● **Data lines**
^^^^^^^^

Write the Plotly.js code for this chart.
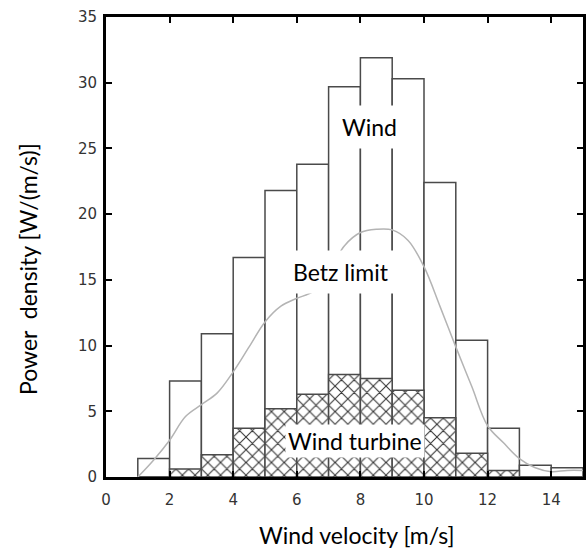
<!DOCTYPE html>
<html>
<head>
<meta charset="utf-8">
<script src="https://cdn.plot.ly/plotly-3.0.1.min.js"></script>
<style>html,body{margin:0;padding:0;background:#fff;}#chart{width:587px;height:550px;}</style>
</head>
<body>
<div id="chart"></div>
<script>
// Bin centres (bins are 1 m/s wide, from 1 to 15 m/s)
const binCenters = [1.5, 2.5, 3.5, 4.5, 5.5, 6.5, 7.5, 8.5, 9.5, 10.5, 11.5, 12.5, 13.5, 14.5];
const windPower = [1.4, 7.3, 10.9, 16.7, 21.8, 23.8, 29.7, 31.9, 30.3, 22.4, 10.4, 3.7, 0.9, 0.7];
const turbinePower = [0, 0.6, 1.7, 3.7, 5.2, 6.3, 7.8, 7.5, 6.6, 4.5, 1.8, 0.5, 0, 0];

// Betz limit curve
const betzX = [1.0, 1.5, 2.0, 2.5, 3.0, 3.5, 4.0, 4.5, 5.0, 5.5, 6.0, 6.5, 7.0, 7.5, 8.0, 8.5, 9.0, 9.5, 10.0, 10.5, 11.0, 11.5, 12.0, 12.5, 13.0, 13.5, 14.0, 14.5, 15.0];
const betzY = [0.0, 1.3, 2.8, 4.6, 5.5, 6.4, 8.0, 9.9, 11.8, 13.0, 13.6, 14.1, 15.6, 17.6, 18.6, 18.85, 18.8, 18.0, 16.0, 13.0, 9.9, 6.9, 3.9, 2.6, 1.4, 0.7, 0.4, 0.5, 0.5];

const xTicks = [0, 2, 4, 6, 8, 10, 12, 14];
const yTicks = [0, 5, 10, 15, 20, 25, 30, 35];

const traces = [
  {
    type: 'bar', x: binCenters, y: windPower, width: 1,
    marker: {color: '#ffffff', line: {color: '#4a4a4a', width: 1.5}},
    hoverinfo: 'skip', showlegend: false
  },
  {
    type: 'scatter', mode: 'lines', x: betzX, y: betzY,
    line: {color: '#b4b4b4', width: 1.5, shape: 'spline', smoothing: 1},
    hoverinfo: 'skip', showlegend: false
  },
  {
    type: 'bar', x: binCenters, y: turbinePower, width: 1,
    marker: {color: '#ffffff', line: {color: '#4a4a4a', width: 1.5},
      pattern: {shape: 'x', fgcolor: '#333333', bgcolor: '#ffffff', size: 9, solidity: 0.22}},
    hoverinfo: 'skip', showlegend: false
  }
];

const tickFont = {family: 'DejaVu Sans', size: 15, color: '#333333'};
const labelFont = {family: 'Lato, Noto Sans, sans-serif', size: 23, color: '#000000'};

const layout = {
  width: 587, height: 550,
  margin: {l: 106, r: 4, t: 17, b: 73},
  paper_bgcolor: '#ffffff', plot_bgcolor: '#ffffff',
  barmode: 'overlay', bargap: 0,
  xaxis: {
    range: [0, 15], tickvals: xTicks, ticktext: xTicks.map(String),
    ticks: 'inside', ticklen: 6, tickwidth: 2, tickcolor: '#000',
    showline: true, linecolor: '#000', linewidth: 3, mirror: 'ticks',
    showgrid: false, zeroline: false, tickfont: tickFont, ticklabelstandoff: 7
  },
  yaxis: {
    range: [0, 35], tickvals: yTicks, ticktext: yTicks.map(String),
    ticks: 'inside', ticklen: 6, tickwidth: 2, tickcolor: '#000',
    showline: true, linecolor: '#000', linewidth: 3, mirror: 'ticks',
    showgrid: false, zeroline: false, tickfont: tickFont, ticklabelstandoff: 3
  },
  annotations: [
    {x: 8.3, y: 26.6, xref: 'x', yref: 'y', text: 'Wind', showarrow: false,
     font: labelFont, bgcolor: '#ffffff', borderpad: 7},
    {x: 7.4, y: 15.6, xref: 'x', yref: 'y', text: 'Betz limit', showarrow: false,
     font: labelFont, bgcolor: '#ffffff', borderpad: 7},
    {x: 7.83, y: 2.77, xref: 'x', yref: 'y', text: 'Wind turbine', showarrow: false,
     font: labelFont, bgcolor: '#ffffff', borderpad: 2},
    {text: 'Wind velocity [m/s]', showarrow: false,
     font: labelFont, xanchor: 'center', yanchor: 'middle'},
    {text: 'Power  density [W/(m/s)]', showarrow: false,
     font: labelFont, textangle: -90, xanchor: 'center', yanchor: 'middle'}
  ]
};

// place axis titles in paper coords (pixel positions converted)
const pw = 587 - 106 - 4, ph = 550 - 17 - 73;
Object.assign(layout.annotations[3], {xref: 'paper', yref: 'paper', x: (357 - 106) / pw, y: (550 - 73 - 535) / ph});
Object.assign(layout.annotations[4], {xref: 'paper', yref: 'paper', x: (28 - 106) / pw, y: (550 - 73 - 269) / ph});

Plotly.newPlot('chart', traces, layout, {displayModeBar: false, staticPlot: true});
</script>
</body>
</html>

^^^^^^^^

● **Work to do**
Without the pictures, return the listing above from its first line through the line that has "const yTicks = [0, 5, 10, 15, 20, 25, 30, 35];".

● **Answer for the task**
Write the Plotly.js code for this chart.
<!DOCTYPE html>
<html>
<head>
<meta charset="utf-8">
<script src="https://cdn.plot.ly/plotly-3.0.1.min.js"></script>
<style>html,body{margin:0;padding:0;background:#fff;}#chart{width:587px;height:550px;}</style>
</head>
<body>
<div id="chart"></div>
<script>
// Bin centres (bins are 1 m/s wide, from 1 to 15 m/s)
const binCenters = [1.5, 2.5, 3.5, 4.5, 5.5, 6.5, 7.5, 8.5, 9.5, 10.5, 11.5, 12.5, 13.5, 14.5];
const windPower = [1.4, 7.3, 10.9, 16.7, 21.8, 23.8, 29.7, 31.9, 30.3, 22.4, 10.4, 3.7, 0.9, 0.7];
const turbinePower = [0, 0.6, 1.7, 3.7, 5.2, 6.3, 7.8, 7.5, 6.6, 4.5, 1.8, 0.5, 0, 0];

// Betz limit curve
const betzX = [1.0, 1.5, 2.0, 2.5, 3.0, 3.5, 4.0, 4.5, 5.0, 5.5, 6.0, 6.5, 7.0, 7.5, 8.0, 8.5, 9.0, 9.5, 10.0, 10.5, 11.0, 11.5, 12.0, 12.5, 13.0, 13.5, 14.0, 14.5, 15.0];
const betzY = [0.0, 1.3, 2.8, 4.6, 5.5, 6.4, 8.0, 9.9, 11.8, 13.0, 13.6, 14.1, 15.6, 17.6, 18.6, 18.85, 18.8, 18.0, 16.0, 13.0, 9.9, 6.9, 3.9, 2.6, 1.4, 0.7, 0.4, 0.5, 0.5];

const xTicks = [0, 2, 4, 6, 8, 10, 12, 14];
const yTicks = [0, 5, 10, 15, 20, 25, 30, 35];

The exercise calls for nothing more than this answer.